Hold the mustardon TV’s dog events

Aug 3, 2004 4:42 AM

It is 43 years since Newton Minow, addressing the National Association of Broadcasters in his debut as chairman of the Federal Communications Commission, became famous by calling American television "a vast wasteland."

Four decades later, it has sunk into one huge swamp.

Saturday night, I had dinner with two lovely ladies in the grill room of a fancy club. A giant TV occupied much of the far wall. I was facing the set, and because of its huge size without choice I spent the next half hour watching Andy Roddick earn his way into the finals of the Canadian tennis Masters, where he was pulverized by Roger Federer.

When the match ended, the set unfortunately was left on.

What ESPN showed then was something that carried a logo repeating, with gross exaggeration and downright dishonesty, "America’s Greatest Events." It turned out to be a nauseating, disgusting half-hour commercial for a hot dog manufacturer, who won’t get any free plug here and whose product I henceforth will avoid like Bubonic plague.

The show illustrated, repetitively and with total tastelessness, how low this medium has sunk, what trash it will display, and just how far it will go to pander to the lowest common denominator of humanity.

It was called the World Championship of Hot Dog Eating, or some such trashy title, and it reminded me of 20 or 30 pigs slurping slop at a trough. Fortunately the ladies I was with had their backs to the screen. I had no recourse or respite.

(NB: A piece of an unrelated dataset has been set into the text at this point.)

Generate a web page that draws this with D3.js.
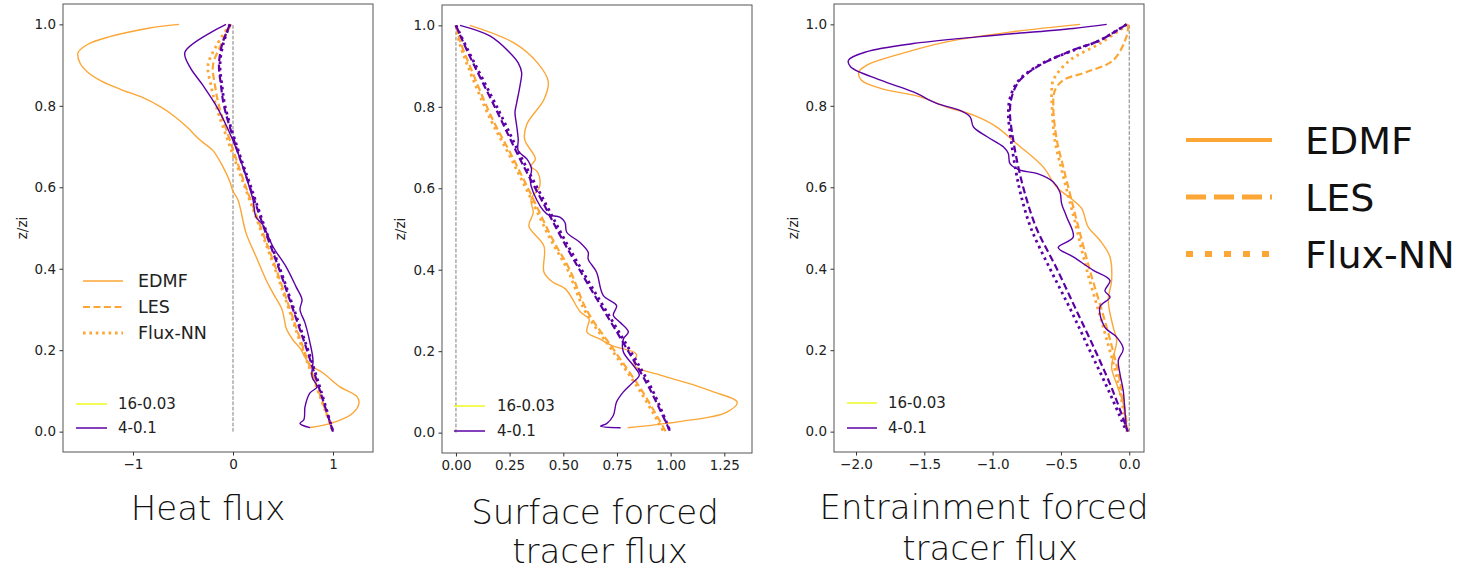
<!DOCTYPE html>
<html>
<head>
<meta charset="utf-8">
<script src="https://cdn.jsdelivr.net/npm/d3@7"></script>
<style>
  body { margin: 0; background: #fff; }
  svg { display: block; }
</style>
</head>
<body>
<svg id="chart" width="1476" height="572"></svg>
<script>
// ---- Profiles: each point is [flux, z/zi]. Case A = "16-0.03", case B = "4-0.1" ----

// Heat flux
const heatEdmfA = [[-0.54,1.0],[-0.86,0.99],[-1.23,0.97],[-1.46,0.95],[-1.55,0.93],[-1.53,0.905],[-1.45,0.882],[-1.31,0.86],[-1.12,0.84],[-0.90,0.82],[-0.72,0.797],[-0.60,0.777],[-0.46,0.748],[-0.33,0.716],[-0.20,0.69],[-0.10,0.65],[-0.03,0.613],[0.0,0.59],[0.05,0.569],[0.13,0.488],[0.23,0.43],[0.33,0.373],[0.40,0.34],[0.49,0.30],[0.52,0.267],[0.53,0.255],[0.60,0.225],[0.67,0.205],[0.77,0.164],[0.90,0.144],[1.07,0.11],[1.24,0.086],[1.26,0.07],[1.20,0.046],[1.00,0.022],[0.77,0.01]];
const heatEdmfB = [[-0.07,1.0],[-0.48,0.932],[-0.43,0.895],[-0.30,0.85],[-0.16,0.797],[-0.06,0.748],[0.04,0.69],[0.12,0.634],[0.20,0.569],[0.23,0.527],[0.30,0.507],[0.40,0.454],[0.53,0.405],[0.63,0.356],[0.69,0.324],[0.67,0.30],[0.72,0.267],[0.77,0.218],[0.80,0.176],[0.79,0.135],[0.84,0.11],[0.77,0.095],[0.72,0.061],[0.71,0.03],[0.67,0.02],[0.77,0.01]];
const heatLesA = [[-0.02,1.0],[-0.12,0.95],[-0.20,0.9],[-0.18,0.85],[-0.14,0.8],[-0.01,0.7],[0.13,0.6],[0.28,0.5],[0.43,0.4],[0.57,0.3],[0.71,0.2],[0.855,0.1],[1.0,0.0]];
const heatLesB = [[-0.03,1.0],[-0.11,0.95],[-0.14,0.9],[-0.12,0.85],[-0.09,0.8],[0.03,0.7],[0.17,0.6],[0.31,0.5],[0.46,0.4],[0.60,0.3],[0.74,0.2],[0.87,0.1],[1.0,0.0]];
const heatNnA = [[-0.03,1.0],[-0.16,0.95],[-0.25,0.9],[-0.22,0.85],[-0.17,0.8],[-0.03,0.7],[0.12,0.6],[0.27,0.5],[0.42,0.4],[0.56,0.3],[0.70,0.2],[0.85,0.1],[1.0,0.0]];
const heatNnB = [[-0.03,1.0],[-0.10,0.95],[-0.13,0.9],[-0.11,0.85],[-0.08,0.8],[0.04,0.7],[0.18,0.6],[0.32,0.5],[0.47,0.4],[0.61,0.3],[0.75,0.2],[0.88,0.1],[1.0,0.0]];

// Surface forced tracer flux
const surfEdmfA = [[0.065,1.0],[0.27,0.957],[0.38,0.908],[0.43,0.862],[0.41,0.818],[0.33,0.757],[0.32,0.72],[0.37,0.672],[0.35,0.654],[0.38,0.64],[0.39,0.605],[0.35,0.573],[0.36,0.54],[0.34,0.507],[0.41,0.458],[0.41,0.394],[0.45,0.37],[0.51,0.353],[0.58,0.296],[0.62,0.279],[0.61,0.247],[0.67,0.23],[0.73,0.213],[0.84,0.193],[0.83,0.165],[0.96,0.14],[1.12,0.115],[1.20,0.10],[1.31,0.075],[1.26,0.05],[1.04,0.027],[0.80,0.012]];
const surfEdmfB = [[0.019,1.0],[0.158,0.974],[0.251,0.933],[0.29,0.908],[0.306,0.884],[0.298,0.851],[0.283,0.81],[0.275,0.786],[0.283,0.753],[0.29,0.72],[0.29,0.692],[0.33,0.672],[0.352,0.647],[0.345,0.623],[0.36,0.59],[0.423,0.537],[0.484,0.529],[0.508,0.516],[0.516,0.492],[0.578,0.467],[0.616,0.443],[0.616,0.426],[0.655,0.394],[0.686,0.337],[0.748,0.312],[0.733,0.288],[0.764,0.271],[0.803,0.247],[0.78,0.23],[0.78,0.198],[0.826,0.165],[0.854,0.141],[0.826,0.124],[0.78,0.10],[0.748,0.075],[0.733,0.042],[0.702,0.022],[0.674,0.016],[0.767,0.012]];
const surfLesA = [[0.0,1.0],[0.02,0.96],[0.065,0.9],[0.17,0.77],[0.26,0.68],[0.345,0.59],[0.45,0.475],[0.53,0.4],[0.61,0.3],[0.74,0.2],[0.87,0.1],[0.98,0.0]];
const surfLesB = [[0.0,1.0],[0.05,0.94],[0.19,0.79],[0.30,0.67],[0.41,0.56],[0.50,0.47],[0.62,0.36],[0.78,0.22],[0.90,0.11],[1.0,0.0]];
const surfNnA = [[0.0,1.0],[0.015,0.96],[0.055,0.9],[0.16,0.77],[0.25,0.68],[0.335,0.59],[0.44,0.475],[0.52,0.4],[0.60,0.3],[0.73,0.2],[0.86,0.1],[0.97,0.0]];
const surfNnB = [[0.0,1.0],[0.055,0.94],[0.20,0.79],[0.31,0.67],[0.42,0.56],[0.51,0.47],[0.63,0.36],[0.79,0.22],[0.91,0.11],[1.0,0.0]];

// Entrainment forced tracer flux
const entEdmfA = [[-0.36,1.0],[-0.85,0.982],[-1.336,0.957],[-1.70,0.925],[-1.92,0.90],[-1.98,0.883],[-1.96,0.863],[-1.82,0.843],[-1.53,0.822],[-1.336,0.797],[-1.14,0.777],[-0.98,0.75],[-0.824,0.707],[-0.63,0.65],[-0.53,0.60],[-0.41,0.568],[-0.348,0.548],[-0.30,0.502],[-0.215,0.47],[-0.141,0.429],[-0.129,0.371],[-0.154,0.322],[-0.117,0.256],[-0.092,0.224],[-0.129,0.158],[-0.092,0.117],[-0.044,0.068],[-0.019,0.002]];
const entEdmfB = [[-0.165,1.0],[-0.41,0.99],[-1.09,0.97],[-1.58,0.953],[-1.92,0.933],[-2.055,0.912],[-2.04,0.896],[-1.82,0.863],[-1.58,0.834],[-1.41,0.806],[-1.24,0.789],[-1.165,0.773],[-1.14,0.748],[-1.04,0.724],[-0.92,0.699],[-0.885,0.683],[-0.873,0.658],[-0.80,0.642],[-0.677,0.634],[-0.556,0.613],[-0.507,0.588],[-0.495,0.56],[-0.458,0.527],[-0.41,0.478],[-0.52,0.452],[-0.41,0.429],[-0.263,0.396],[-0.141,0.371],[-0.178,0.346],[-0.141,0.33],[-0.215,0.306],[-0.178,0.256],[-0.092,0.232],[-0.044,0.203],[-0.08,0.175],[-0.068,0.142],[-0.044,0.101],[-0.032,0.052],[-0.019,0.002]];
const entLesA = [[-0.007,1.0],[-0.02,0.97],[-0.117,0.912],[-0.312,0.883],[-0.483,0.863],[-0.544,0.838],[-0.556,0.797],[-0.53,0.716],[-0.483,0.65],[-0.434,0.584],[-0.385,0.519],[-0.288,0.396],[-0.165,0.256],[-0.068,0.125],[-0.01,0.0]];
const entLesB = [[-0.02,1.0],[-0.215,0.961],[-0.41,0.937],[-0.653,0.90],[-0.80,0.863],[-0.86,0.822],[-0.873,0.781],[-0.849,0.716],[-0.812,0.65],[-0.763,0.584],[-0.68,0.5],[-0.53,0.4],[-0.39,0.3],[-0.25,0.2],[-0.12,0.1],[-0.01,0.0]];
const entNnA = [[-0.01,1.0],[-0.215,0.953],[-0.434,0.912],[-0.556,0.863],[-0.568,0.83],[-0.565,0.797],[-0.545,0.716],[-0.50,0.65],[-0.45,0.584],[-0.40,0.519],[-0.31,0.396],[-0.19,0.256],[-0.085,0.125],[-0.015,0.0]];
const entNnB = [[-0.02,1.0],[-0.22,0.96],[-0.42,0.935],[-0.66,0.9],[-0.81,0.862],[-0.87,0.822],[-0.885,0.781],[-0.865,0.716],[-0.835,0.65],[-0.795,0.584],[-0.72,0.5],[-0.58,0.4],[-0.43,0.3],[-0.29,0.2],[-0.15,0.1],[-0.02,0.0]];

// Tick labels
const zTicks = [0.0, 0.2, 0.4, 0.6, 0.8, 1.0];
const heatTicks = [-1, 0, 1];
const surfTicks = [0.0, 0.25, 0.5, 0.75, 1.0, 1.25];
const entTicks = [-2.0, -1.5, -1.0, -0.5, 0.0];

// Legend entries
const modelNames = ["EDMF", "LES", "Flux-NN"];
const caseNames = ["16-0.03", "4-0.1"];

// ---- Drawing ----
const svg = d3.select("#chart");
const ORANGE = "#fca636", PURPLE = "#5c01a6", YELLOW = "#f0f921";
const FONT = "'DejaVu Sans', sans-serif";
const lineStyle = {
  EDMF:      { dash: null,      width: 1.4 },
  LES:       { dash: "7,3.5",   width: 2.2 },
  "Flux-NN": { dash: "2.6,3.8", width: 2.8 }
};

const panels = [
  { left: 63, right: 373, top: 4, bottom: 452, xDomain: [-1.70, 1.40], ticks: heatTicks, fmt: d3.format("d"),
    A: [heatEdmfA, heatLesA, heatNnA], B: [heatEdmfB, heatLesB, heatNnB], ylabelX: 22,
    caseLegend: { x1: 76, x2: 107, tx: 118, ys: [404, 428] },
    title: [{ t: "Heat flux", x: 208, y: 520 }] },
  { left: 442, right: 752, top: 5, bottom: 453, xDomain: [-0.065, 1.379], ticks: surfTicks, fmt: d3.format(".2f"),
    A: [surfEdmfA, surfLesA, surfNnA], B: [surfEdmfB, surfLesB, surfNnB], ylabelX: 400,
    caseLegend: { x1: 454, x2: 485, tx: 497, ys: [406, 431] },
    title: [{ t: "Surface forced", x: 595, y: 524 }, { t: "tracer flux", x: 600, y: 563 }] },
  { left: 834, right: 1144, top: 4, bottom: 452, xDomain: [-2.161, 0.108], ticks: entTicks, fmt: d3.format(".1f"),
    A: [entEdmfA, entLesA, entNnA], B: [entEdmfB, entLesB, entNnB], ylabelX: 793,
    caseLegend: { x1: 847, x2: 877, tx: 888, ys: [403, 428] },
    title: [{ t: "Entrainment forced", x: 984, y: 519 }, { t: "tracer flux", x: 990, y: 560 }] }
];

panels.forEach((p, i) => {
  const x = d3.scaleLinear().domain(p.xDomain).range([p.left, p.right]);
  const y = d3.scaleLinear().domain([-0.05, 1.05]).range([p.bottom, p.top]);
  const g = svg.append("g");

  // zero reference line
  g.append("line")
    .attr("x1", x(0)).attr("x2", x(0)).attr("y1", y(0)).attr("y2", y(1))
    .attr("stroke", "#7f7f7f").attr("stroke-width", 1).attr("stroke-dasharray", "3.7,1.6");

  const line = d3.line().x(d => x(d[0])).y(d => y(d[1])).curve(d3.curveCatmullRom.alpha(0.5));
  [[p.A, ORANGE], [p.B, PURPLE]].forEach(([set, color]) => {
    set.forEach((data, k) => {
      const st = lineStyle[modelNames[k]];
      g.append("path").datum(data)
        .attr("d", line)
        .attr("fill", "none")
        .attr("stroke", color)
        .attr("stroke-width", st.width)
        .attr("stroke-dasharray", st.dash);
    });
  });

  // frame
  g.append("rect")
    .attr("x", p.left).attr("y", p.top)
    .attr("width", p.right - p.left).attr("height", p.bottom - p.top)
    .attr("fill", "none").attr("stroke", "#555").attr("stroke-width", 1);

  // axes
  const xAxis = d3.axisBottom(x).tickValues(p.ticks).tickFormat(p.fmt).tickSize(3.5).tickSizeOuter(0).tickPadding(3.5);
  const yAxis = d3.axisLeft(y).tickValues(zTicks).tickFormat(d3.format(".1f")).tickSize(3.5).tickSizeOuter(0).tickPadding(3.5);
  [g.append("g").attr("transform", `translate(0,${p.bottom})`).call(xAxis),
   g.append("g").attr("transform", `translate(${p.left},0)`).call(yAxis)].forEach(a => {
    a.select(".domain").remove();
    a.selectAll("line").attr("stroke", "#333");
    a.selectAll("text").attr("font-family", FONT).attr("font-size", 13.5).attr("fill", "#222");
  });

  g.append("text")
    .attr("transform", `translate(${p.ylabelX},${(p.top + p.bottom) / 2}) rotate(-90)`)
    .attr("text-anchor", "middle").attr("dy", "0.35em")
    .attr("font-family", FONT).attr("font-size", 13.5).attr("fill", "#222")
    .text("z/zi");

  // case legend
  const cl = p.caseLegend;
  [YELLOW, PURPLE].forEach((c, k) => {
    g.append("line").attr("x1", cl.x1).attr("x2", cl.x2).attr("y1", cl.ys[k]).attr("y2", cl.ys[k])
      .attr("stroke", c).attr("stroke-width", 1.5);
    g.append("text").attr("x", cl.tx).attr("y", cl.ys[k]).attr("dy", "0.35em")
      .attr("font-family", FONT).attr("font-size", 15).attr("fill", "#222")
      .text(caseNames[k]);
  });

  // model legend inside the heat flux panel
  if (i === 0) {
    const ys = [281, 307, 333];
    modelNames.forEach((m, k) => {
      const st = lineStyle[m];
      g.append("line").attr("x1", 83).attr("x2", 123).attr("y1", ys[k]).attr("y2", ys[k])
        .attr("stroke", ORANGE).attr("stroke-width", st.width).attr("stroke-dasharray", st.dash);
      g.append("text").attr("x", 138).attr("y", ys[k]).attr("dy", "0.35em")
        .attr("font-family", FONT).attr("font-size", 17.5).attr("fill", "#222").text(m);
    });
  }

  // panel title
  p.title.forEach(t => {
    svg.append("text").attr("x", t.x).attr("y", t.y).attr("text-anchor", "middle")
      .attr("font-family", FONT).attr("font-weight", 200).attr("font-size", 34).attr("fill", "#111")
      .text(t.t);
  });
});

// Large shared legend on the right
const bigLegend = [
  { dash: null,   width: 4 },
  { dash: "20,8", width: 5 },
  { dash: "7,12", width: 6 }
];
const bigYs = [140, 197, 254];
modelNames.forEach((m, k) => {
  svg.append("line").attr("x1", 1186).attr("x2", 1272).attr("y1", bigYs[k]).attr("y2", bigYs[k])
    .attr("stroke", ORANGE).attr("stroke-width", bigLegend[k].width).attr("stroke-dasharray", bigLegend[k].dash);
  svg.append("text").attr("x", 1305).attr("y", bigYs[k]).attr("dy", "0.36em")
    .attr("font-family", FONT).attr("font-size", 38).attr("fill", "#111").text(m);
});
</script>
</body>
</html>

The contestants, many 300-pounders with giant beer bellies and silly grins, as you might expect, others including a little 90-pound Oriental lady and a Japanese champion, were given 12 minutes to put on a display of disgusting grossness. A repetitive tag line reminded that the world record was 50 hot dogs and buns.

Fortunately the sound was down, so I wasn’t subjected to the narration, but the contestants were treated like athletes, interviewed with close-ups, treated like celebrities.

When the slop slurping started, they began ingesting hot dogs and buns like hyenas tearing apart a carcass in those African documentaries after the lions have caught and torn apart an antelope or gazelle. They either fed the dogs into their maws like automatic tennis or baseball hurling dispensers, or stuffed them in two-handed like berserk animals, which they closely resembled.

Television has broken all barriers these days, with cable featuring repetitious fornication nightly, all the same positions, mostly the same fornicators, all action stripped of the sensuality of sex and replaced with the grossness of public display.

Course and vulgar language is de rigeur, with producers seemingly vying with one another to see how many times the ultimate in four-letter epithets can be crammed into a show.

It has reached a point where, given the choice of pornography, talking heads with little to say, commentators with jaundiced views, situation comedies with canned laugh tracks, or mass murdering, one has to turn to muted commercials for entertainment. There are only so many Novas or National Geographic specials or Jim Lehrers to watch, and from there one falls precipitously into gangsta rap and guns, the great diversion of the American public.

As for the commercials, a suggestion for a new and entertaining parlor game.

Invite friends over, not for conversation, but to watch television commercials.

Pick any 10 you choose, and when they are over, turn off the set and ask your friends to match the commercials with the sponsors.

Commercials these days fall into three categories.

Either they are so inane they are insulting, or they are of automobiles careening around roads with no oncoming traffic and their wheels going backwards, or they are so cute they fascinate you with their cuteness without leaving any recollection of the sponsor.

Years ago there was a classic of a guy gorging himself on pizza and then getting help from Alka Seltzer. That one you remembered. Come to think of it, Alka Seltzer should sponsor the hot dog eating contest. They or a mop manufacturer, to mop up the floor after watching the show.